Henrick Karoliszyn is an award-winning journalist and Doctor of Social Work (DSW). A former national correspondent at the New York Daily News, he covered criminal justice as a staff writer at The Wall Street Journal and the New Orleans Times-Picayune. His work has also appeared in The New York Times, the New York Post, Newsweek, Aeon Magazine, and the Rolling Stone Magazine commemorative book, “Cover to Cover: the First 40 Years.”

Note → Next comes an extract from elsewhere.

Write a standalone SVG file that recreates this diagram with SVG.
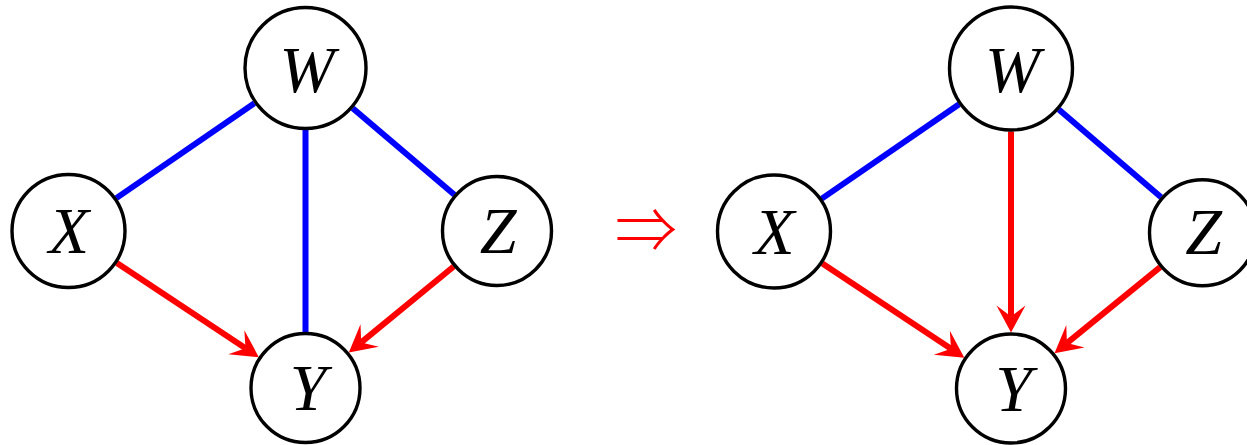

His exclusive story about the Caramel Curves, the all-female motorcycle club in New Orleans, led to a series with the group on VICE and a collaboration with Rihanna in 2021. His work has been recognized with a National Association of Black Journalists award, a National Headliner award, and Society of Silurians journalism award. He is also the recipient of a Kiplinger Fellowship in Public Affairs Journalism at The Ohio State University, a Tow Foundation Juvenile Justice Reporting Fellowship at the Center on Media, Crime, and Justice at John Jay College, and a Journalist Law School Fellowship at LMU Loyola Law School.

His reporting was nominated by editors to the Pulitzer Board for his coverage of Occupy Wall Street and the Sandy Hook mass shooting. He received his DSW in 2025 from the University of Southern California and focused his capstone research on the effects of secondary trauma on the American freelance journalist population. He lives in New Orleans.

Karoliszyn briefed National Press Foundation fellows in November 2025: The Cost of Bearing Witness: Mental Health, Trauma, and the Weight Journalists Carry.